Another Apartment. I don’t know
how he knows this but the he must

believe in me. He goes to a movie. The
theatre is empty and he eats chocolate.

Surprisingly, there are no crumbs. The
mise en place says that the best part of

New York City is getting to take
your pants off at the end of the day

and I believe him. I believe that he gets hot
in all that polyester.

- Amanda Nadelberg

from Octopus Magazine

***

even Chris Fischbach's one-paragraph introduction (from the link above) cannot quite place the word "encounter" as he attempts to usher in readers to Nadelberg's four-poem suite. his own excitement is intriguing, and as one tries to pin down the rhetorical recipe behind the meanderings in Nadelberg's poetry, he or she does not feel imposed upon: certainly not by the prevalent humor nor the startling juxtapositions.
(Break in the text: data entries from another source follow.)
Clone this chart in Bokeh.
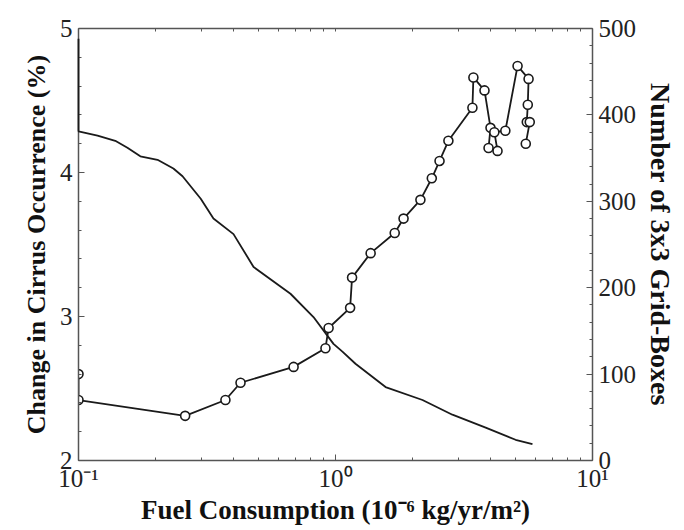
from bokeh.plotting import figure
from bokeh.models import (LinearAxis, LogAxis, Range1d, CustomJSTickFormatter,
                          SingleIntervalTicker, FixedTicker)
from bokeh.embed import file_html
from bokeh.resources import INLINE

# Change in cirrus occurrence (%) vs. fuel consumption, left axis
fuel_cirrus = [0.1, 0.1, 0.26, 0.373, 0.427, 0.687, 0.914, 0.94, 1.14, 1.16,
               1.37, 1.70, 1.84, 2.14, 2.37, 2.54, 2.75, 3.41, 3.44, 3.80,
               4.01, 3.94, 4.27, 4.15, 4.58, 5.11, 5.64, 5.60, 5.55, 5.70, 5.50]
cirrus_change = [2.60, 2.42, 2.31, 2.42, 2.54, 2.65, 2.78, 2.92, 3.06, 3.27,
                 3.44, 3.58, 3.68, 3.81, 3.96, 4.08, 4.22, 4.45, 4.66, 4.57,
                 4.31, 4.17, 4.15, 4.28, 4.29, 4.74, 4.65, 4.47, 4.35, 4.35, 4.20]

# Number of 3x3 grid-boxes above each fuel-consumption threshold, right axis
fuel_boxes = [0.1, 0.1, 0.1186, 0.139, 0.155, 0.174, 0.203, 0.234, 0.254, 0.299,
              0.335, 0.401, 0.480, 0.668, 0.821, 0.982, 1.064, 1.196, 1.566,
              2.18, 2.85, 3.84, 5.02, 5.84]
grid_boxes = [488, 381, 376, 370, 362, 352, 348, 338, 329, 303,
              280, 262, 224, 193, 166, 135, 126, 112, 85,
              70, 53, 38, 24, 19]

# Decade ticks and the log minor ticks between them
x_major = [0.1, 1, 10]
x_minor = [0.2, 0.3, 0.4, 0.5, 0.6, 0.7, 0.8, 0.9,
           2, 3, 4, 5, 6, 7, 8, 9]

FONT = "Liberation Serif"
AXIS_COLOR = "#555555"

p = figure(width=684, height=530, x_axis_type="log",
           x_range=Range1d(0.1, 10), y_range=Range1d(2, 5),
           output_backend="svg", toolbar_location=None,
           min_border_left=78, min_border_right=92,
           min_border_top=28, min_border_bottom=70,
           background_fill_color="white", border_fill_color="white")
p.outline_line_color = None
p.xgrid.visible = False
p.ygrid.visible = False
p.extra_y_ranges = {"boxes": Range1d(0, 500)}

pow_fmt = CustomJSTickFormatter(code="""
const e = Math.round(Math.log10(tick));
const sup = {'-': '\u207b', '0': '\u2070', '1': '\u00b9', '2': '\u00b2', '3': '\u00b3',
             '4': '\u2074', '5': '\u2075', '6': '\u2076', '7': '\u2077', '8': '\u2078', '9': '\u2079'};
return '10' + String(e).split('').map(c => sup[c]).join('');
""")


def style(ax, title_size="26px"):
    ax.axis_line_color = AXIS_COLOR
    ax.axis_line_width = 1.5
    ax.major_tick_line_color = AXIS_COLOR
    ax.minor_tick_line_color = AXIS_COLOR
    ax.major_tick_in = 6
    ax.major_tick_out = 0
    ax.minor_tick_in = 3
    ax.minor_tick_out = 0
    ax.major_label_text_font = FONT
    ax.major_label_text_font_size = "25px"
    ax.major_label_text_color = "#222222"
    ax.axis_label_text_font = FONT
    ax.axis_label_text_font_style = "bold"
    ax.axis_label_text_font_size = title_size
    ax.axis_label_text_color = "#111111"


xa = p.xaxis[0]
style(xa, "27px")
xa.ticker = FixedTicker(ticks=x_major, minor_ticks=x_minor)
xa.formatter = pow_fmt
xa.major_label_standoff = 4
xa.axis_label = "Fuel Consumption (10\u207b\u2076 kg/yr/m\u00b2)"
xa.axis_label_standoff = 0

ya = p.yaxis[0]
style(ya, "26px")
ya.ticker = SingleIntervalTicker(interval=1, num_minor_ticks=5)
ya.major_label_standoff = 6
ya.axis_label = "Change in Cirrus Occurrence (%)"
ya.axis_label_standoff = 6

top = LogAxis(ticker=FixedTicker(ticks=[], minor_ticks=x_minor + [1]))
style(top)
p.add_layout(top, "above")

right = LinearAxis(y_range_name="boxes",
                   ticker=SingleIntervalTicker(interval=100, num_minor_ticks=5))
style(right, "28px")
right.major_label_standoff = 6
right.axis_label = "Number of 3x3 Grid-Boxes"
right.axis_label_standoff = 6
p.add_layout(right, "right")

# Grid-box count curve, drawn above the axis lines so the left-edge drop shows
p.line(fuel_boxes, grid_boxes, y_range_name="boxes",
       line_color="#1a1a1a", line_width=1.8, level="overlay")

# Cirrus change with open circle markers
p.line(fuel_cirrus, cirrus_change, line_color="#1a1a1a", line_width=1.8)
p.scatter(fuel_cirrus, cirrus_change, marker="circle", size=9,
          fill_color="white", line_color="#1a1a1a", line_width=1.6)

open("out.html", "w").write(file_html(p, INLINE))
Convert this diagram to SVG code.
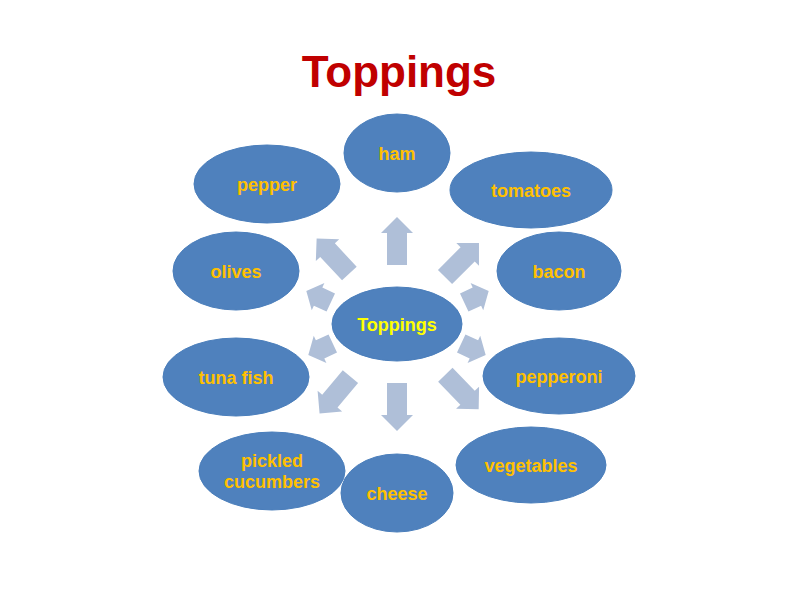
<svg xmlns="http://www.w3.org/2000/svg" width="800" height="600" viewBox="0 0 800 600">
<defs>
<style>
.node ellipse{fill:#4F81BD;stroke:#4A7EBB;stroke-width:1}
.node text{font-family:"Liberation Sans",Arial,sans-serif;font-weight:bold;font-size:18px;fill:#FFC000;text-anchor:middle}
.node.center text{fill:#FFFF00}
.arrow{fill:#AFBFD8}
.title{font-family:"Liberation Sans",Arial,sans-serif;font-weight:bold;font-size:44px;fill:#C00000;text-anchor:middle}
</style>
<path id="big" d="M-24,-10 L8,-10 L8,-16 L24,0 L8,16 L8,10 L-24,10 Z"/>
<path id="small" d="M-13,-10 L1,-10 L1,-15 L14,0 L1,15 L1,10 L-13,10 Z"/>
</defs>
<rect width="800" height="600" fill="#FFFFFF"/>
<text class="title" x="399" y="87">Toppings</text>

<g id="connectors">
<use href="#big" class="arrow" transform="translate(397,241) rotate(-90)"/>
<use href="#big" class="arrow" transform="translate(397,407) rotate(90)"/>
<use href="#big" class="arrow" transform="translate(333,256) rotate(-133)"/>
<use href="#big" class="arrow" transform="translate(462,260) rotate(-45)"/>
<use href="#big" class="arrow" transform="translate(335,395) rotate(130)"/>
<use href="#big" class="arrow" transform="translate(462,392) rotate(46)"/>
<use href="#small" class="arrow" transform="translate(319,297) rotate(205)"/>
<use href="#small" class="arrow" transform="translate(321,349) rotate(155)"/>
<use href="#small" class="arrow" transform="translate(476,297) rotate(-25)"/>
<use href="#small" class="arrow" transform="translate(473,349) rotate(25)"/>
</g>

<g id="node-center" class="node center"><ellipse cx="397" cy="324" rx="65" ry="37"/><text x="397" y="331">Toppings</text></g>
<g id="node-ham" class="node"><ellipse cx="397" cy="153" rx="53" ry="39"/><text x="397" y="160">ham</text></g>
<g id="node-tomatoes" class="node"><ellipse cx="531" cy="190" rx="81" ry="38"/><text x="531" y="197">tomatoes</text></g>
<g id="node-bacon" class="node"><ellipse cx="559" cy="271" rx="62" ry="39"/><text x="559" y="278">bacon</text></g>
<g id="node-pepperoni" class="node"><ellipse cx="559" cy="376" rx="76" ry="38"/><text x="559" y="383">pepperoni</text></g>
<g id="node-vegetables" class="node"><ellipse cx="531" cy="465" rx="75" ry="38"/><text x="531" y="472">vegetables</text></g>
<g id="node-cheese" class="node"><ellipse cx="397" cy="493" rx="56" ry="39"/><text x="397" y="500">cheese</text></g>
<g id="node-pickled" class="node"><ellipse cx="272" cy="471" rx="73" ry="39"/><text x="272" y="467">pickled</text><text x="272" y="488">cucumbers</text></g>
<g id="node-tuna" class="node"><ellipse cx="236" cy="377" rx="73" ry="39"/><text x="236" y="384">tuna fish</text></g>
<g id="node-olives" class="node"><ellipse cx="236" cy="271" rx="63" ry="39"/><text x="236" y="278">olives</text></g>
<g id="node-pepper" class="node"><ellipse cx="267" cy="184" rx="73" ry="39"/><text x="267" y="191">pepper</text></g>
</svg>
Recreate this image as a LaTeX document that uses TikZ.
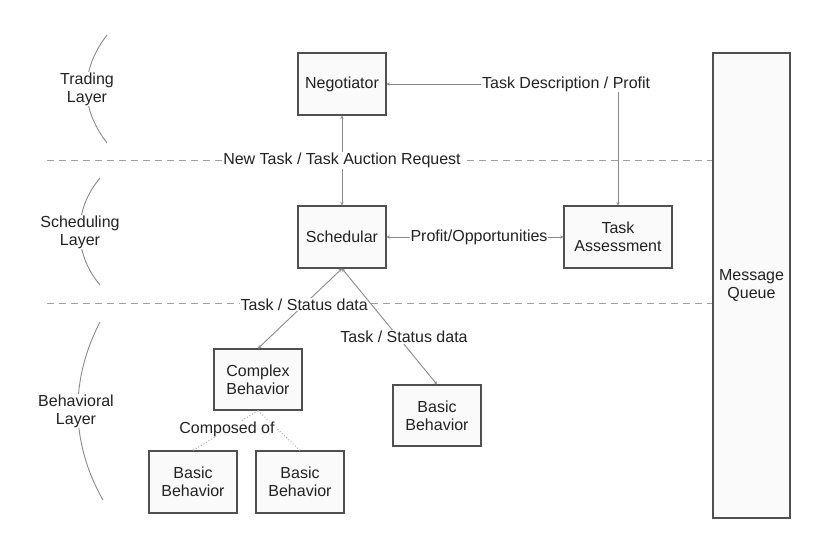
\documentclass[tikz,border=0pt]{standalone}
\usepackage{fontspec}
\setmainfont{Liberation Sans}
\usetikzlibrary{arrows.meta}
\definecolor{boxline}{HTML}{505050}
\definecolor{boxfill}{HTML}{FAFAFA}
\definecolor{conn}{HTML}{8A8A8A}
\definecolor{txt}{HTML}{222222}
\definecolor{dashc}{HTML}{A0A0A0}
\begin{document}
\begin{tikzpicture}[x=1pt,y=-1pt,
  every node/.style={text=txt,font=\fontsize{16}{18}\selectfont},
  box/.style={draw=boxline,fill=boxfill,line width=1.1pt,align=center,inner sep=0pt},
  lbl/.style={fill=white,inner sep=1pt,align=center},
  layer/.style={fill=white,inner sep=1pt,align=center},
  conline/.style={draw=conn,line width=0.9pt},
  tip/.style={{Stealth[length=3.5pt,width=3.5pt]}-{Stealth[length=3.5pt,width=3.5pt]}},
  divider/.style={draw=dashc,line width=1pt,dash pattern=on 7pt off 5pt},
  arcline/.style={draw=conn,line width=0.9pt},
  composed/.style={draw=conn!70,line width=1pt,dotted}]
\useasboundingbox (0,0) rectangle (831,542);
\fill[white] (0,0) rectangle (831,542);

% boxes
\node[box,minimum width=88pt,minimum height=62pt] (neg) at (342,84) {Negotiator};
\node[box,minimum width=88pt,minimum height=62pt] (sch) at (342,237) {Schedular};
\node[box,minimum width=108pt,minimum height=62pt] (ta) at (618,237) {Task\\Assessment};
\node[box,minimum width=77pt,minimum height=465pt] (mq) at (751.5,285.5) {Message\\Queue};
\node[box,minimum width=88pt,minimum height=61pt] (cx) at (258,379.5) {Complex\\Behavior};
\node[box,minimum width=88pt,minimum height=62pt] (bl) at (193,482) {Basic\\Behavior};
\node[box,minimum width=88pt,minimum height=62pt] (bm) at (300,482) {Basic\\Behavior};
\node[box,minimum width=88pt,minimum height=61pt] (br) at (437,415.5) {Basic\\Behavior};

% layer dividers
\coordinate (d1) at (47,160);
\coordinate (d2) at (47,303);
\draw[divider] (d1) -- (d1 -| mq.west);
\draw[divider] (d2) -- (d2 -| mq.west);

% layer arcs
\draw[arcline] (107,35) .. controls (80,70) and (80,108) .. (107,143);
\draw[arcline] (100,178) .. controls (73,210) and (73,253) .. (100,285);
\draw[arcline] (100,322) .. controls (70,380) and (70,442) .. (103,500);
\node[layer] (tl) at (87,89) {Trading\\Layer};
\node[layer] (sl) at (80,232) {Scheduling\\Layer};
\node[layer] (bhl) at (76,411) {Behavioral\\Layer};

% connectors
\draw[conline,tip] (neg.south) -- node[lbl] {New Task / Task Auction Request} (sch.north);
\draw[conline,tip] (ta.north) |- node[lbl,pos=0.612] {Task Description / Profit} (neg.east);
\draw[conline,tip] (sch.east) -- node[lbl,xshift=4pt] {Profit/Opportunities} (ta.west);
\draw[conline,tip] (sch.south) -- node[lbl,pos=0.45] {Task / Status data} (cx.north);
\draw[conline,tip] (sch.south) -- node[lbl,pos=0.59,xshift=6pt] {Task / Status data} (br.north);

% composition
\draw[composed] (cx.south) -- (bl.north);
\draw[composed] (cx.south) -- (bm.north);
\node[lbl] (comp) at (227,429) {Composed of};
\end{tikzpicture}
\end{document}
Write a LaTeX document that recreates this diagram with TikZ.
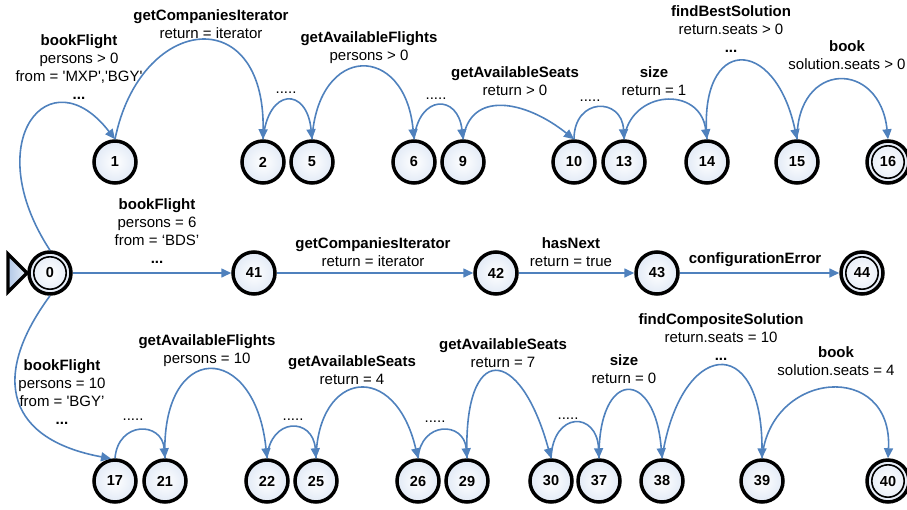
\documentclass[tikz,border=0pt]{standalone}
\usepackage{fontspec}
\setmainfont{Liberation Sans}
\usetikzlibrary{arrows.meta}

\definecolor{edgeblue}{RGB}{79,129,189}
\definecolor{stateshade}{RGB}{226,234,246}
\definecolor{startdark}{RGB}{178,200,230}
\definecolor{startlight}{RGB}{232,239,249}

\newcommand{\lblfont}{\fontsize{15}{18}\selectfont}

\tikzset{
  state/.style={circle, draw=black, line width=3.5pt, minimum size=42pt,
    inner sep=0pt, inner color=white, outer color=stateshade,
    font=\fontsize{14.5}{16}\selectfont\bfseries},
  final/.style={state, path picture={\draw[line width=1.6pt]
    (path picture bounding box.center) circle (16.2pt);}},
  edge/.style={draw=edgeblue, line width=1.6pt,
    -{Triangle[length=10pt,width=9pt]}},
  lbl/.style={anchor=north, inner sep=0pt, align=center, font=\lblfont},
  gap/.style={anchor=base, inner sep=0pt, font=\lblfont},
}

\begin{document}
\begin{tikzpicture}[x=1pt,y=-1pt]
\useasboundingbox (0,0) rectangle (907,509);

% initial-state marker (drawn first so the start state covers its tip)
\draw[line width=3.2pt, line join=miter, left color=startdark, right color=startlight]
  (8,254) -- (27,273) -- (8,292) -- cycle;

% ---- states, top branch ----
\node[state] (n1)  at (115,162) {1};
\node[state] (n2)  at (263,162) {2};
\node[state] (n5)  at (312,162) {5};
\node[state] (n6)  at (414,162) {6};
\node[state] (n9)  at (463,162) {9};
\node[state] (n10) at (574,162) {10};
\node[state] (n13) at (624,162) {13};
\node[state] (n14) at (707,162) {14};
\node[state] (n15) at (797,162) {15};
\node[final] (n16) at (888,162) {16};

% ---- states, middle branch ----
\node[final] (n0)  at (50,273)  {0};
\node[state] (n41) at (254,273) {41};
\node[state] (n42) at (496,273) {42};
\node[state] (n43) at (657,273) {43};
\node[final] (n44) at (862,273) {44};

% ---- states, bottom branch ----
\node[state] (n17) at (115,481) {17};
\node[state] (n21) at (165,481) {21};
\node[state] (n22) at (267,481) {22};
\node[state] (n25) at (316,481) {25};
\node[state] (n26) at (418,481) {26};
\node[state] (n29) at (467,481) {29};
\node[state] (n30) at (551,481) {30};
\node[state] (n37) at (599,481) {37};
\node[state] (n38) at (662,481) {38};
\node[state] (n39) at (762,481) {39};
\node[final] (n40) at (888,481) {40};

% ---- transitions, top branch ----
\draw[edge] (n0.north) .. controls (-22,140) and (50,55) .. (n1.north);
\draw[edge] (n1.north) .. controls (140,15) and (265,0) .. (n2.north);
\draw[edge] (n2.north) .. controls (268,87) and (307,87) .. (n5.north);
\draw[edge] (n5.north) .. controls (318,43) and (405,43) .. (n6.north);
\draw[edge] (n6.north) .. controls (419,94) and (458,94) .. (n9.north);
\draw[edge] (n9.north) .. controls (470,90) and (525,100) .. (n10.north);
\draw[edge] (n10.north) .. controls (574,97) and (622,97) .. (n13.north);
\draw[edge] (n13.north) .. controls (630,90) and (700,85) .. (n14.north);
\draw[edge] (n14.north) .. controls (698,35) and (775,35) .. (n15.north);
\draw[edge] (n15.north) .. controls (797,60) and (880,60) .. (n16.north);

% ---- transitions, middle branch ----
\draw[edge] (n0) -- (n41);
\draw[edge] (n41) -- (n42);
\draw[edge] (n42) -- (n43);
\draw[edge] (n43) -- (n44);

% ---- transitions, bottom branch ----
\draw[edge] (n0.south) .. controls (-12,380) and (10,440) .. (n17.100);
\draw[edge] (n17.north) .. controls (118,421) and (162,421) .. (n21.north);
\draw[edge] (n21.north) .. controls (160,340) and (255,340) .. (n22.north);
\draw[edge] (n22.north) .. controls (270,417) and (313,417) .. (n25.north);
\draw[edge] (n25.north) .. controls (318,370) and (395,360) .. (n26.north);
\draw[edge] (n26.north) .. controls (421,421) and (464,421) .. (n29.north);
\draw[edge] (n29.north) .. controls (463,340) and (520,345) .. (n30.north);
\draw[edge] (n30.north) .. controls (553,411) and (597,411) .. (n37.north);
\draw[edge] (n37.north) .. controls (598,368) and (655,368) .. (n38.north);
\draw[edge] (n38.north) .. controls (680,340) and (762,330) .. (n39.north);
\draw[edge] (n39.north) .. controls (770,370) and (893,360) .. (n40.north);

% ---- labels, top branch ----
\node[lbl] (l01) at (79,32.4) {\strut\textbf{bookFlight}\\persons > 0\\from = \textquotesingle MXP\textquotesingle,\textquotesingle BGY\textquotesingle\\\textbf{...}};
\node[lbl] (l12) at (211,7.4) {\strut\textbf{getCompaniesIterator}\\return = iterator};
\node[gap] (g25) at (286,93) {.....};
\node[lbl] (l56) at (369,29.4) {\strut\textbf{getAvailableFlights}\\persons > 0};
\node[gap] (g69) at (436,99) {.....};
\node[lbl] (l910) at (515,64.4) {\strut\textbf{getAvailableSeats}\\return > 0};
\node[gap] (g1013) at (590,101) {.....};
\node[lbl] (l1314) at (654,64.4) {\strut\textbf{size}\\return = 1};
\node[lbl] (l1415) at (731,3.4) {\strut\textbf{findBestSolution}\\return.seats > 0\\\textbf{...}};
\node[lbl] (l1516) at (847,38.4) {\strut\textbf{book}\\solution.seats > 0};

% ---- labels, middle branch ----
\node[lbl] (l041) at (157,196.4) {\strut\textbf{bookFlight}\\persons = 6\\from = ‘BDS’\\\textbf{...}};
\node[lbl] (l4142) at (373,235.4) {\strut\textbf{getCompaniesIterator}\\return = iterator};
\node[lbl] (l4243) at (571,235.4) {\strut\textbf{hasNext}\\return = true};
\node[lbl] (l4344) at (755,250.4) {\strut\textbf{configurationError}};

% ---- labels, bottom branch ----
\node[lbl] (l017) at (62,357.4) {\strut\textbf{bookFlight}\\persons = 10\\from = \textquotesingle BGY’\\\textbf{...}};
\node[gap] (g1721) at (133,420) {.....};
\node[lbl] (l2122) at (207,332.4) {\strut\textbf{getAvailableFlights}\\persons = 10};
\node[gap] (g2225) at (293,420) {.....};
\node[lbl] (l2526) at (352,353.4) {\strut\textbf{getAvailableSeats}\\return = 4};
\node[gap] (g2629) at (435,422) {.....};
\node[lbl] (l2930) at (503,336.4) {\strut\textbf{getAvailableSeats}\\return = 7};
\node[gap] (g3037) at (568,419) {.....};
\node[lbl] (l3738) at (624,352.4) {\strut\textbf{size}\\return = 0};
\node[lbl] (l3839) at (721,311.4) {\strut\textbf{findCompositeSolution}\\return.seats = 10\\\textbf{...}};
\node[lbl] (l3940) at (836,344.4) {\strut\textbf{book}\\solution.seats = 4};
\end{tikzpicture}
\end{document}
in the poem above, the paradox of singularity and multiplicity in the speaker becomes its own integrity. there's a sense of some earned heavy-handedness in her treatment of the persona and in the rapid shifts in the strophes, a profound fulfillment sating the reader. we get to relish the turns and the nips in the line-cuts, at times reminiscent of Dean Young's recklessness and psychedelia. turnips, anyone?

***

Amanda Nadelberg is the author of Isa the Truck Named Isadore, winner of the 2005 Slope Editions Book Prize, and Bright Brave Phenomena, coming out this month from Coffee House Press, as well as a chapbook, Building Castles in Spain, Getting Married, published by The Song Cave in 2009. Her poems have appeared in Conduit, jubilat, No: a journal of the arts, The Cultural Society, Vanitas, and elsewhere. A recipient of grants from the Fund for Poetry and the Iowa Arts Council, she is a graduate of Carleton College and the University of Iowa Writers’ Workshop, where she was awarded a Truman Capote Fellowship and a Teaching-Writing Fellowship. Raised in Newton, Massachusetts, she has lived in Minneapolis and Iowa City.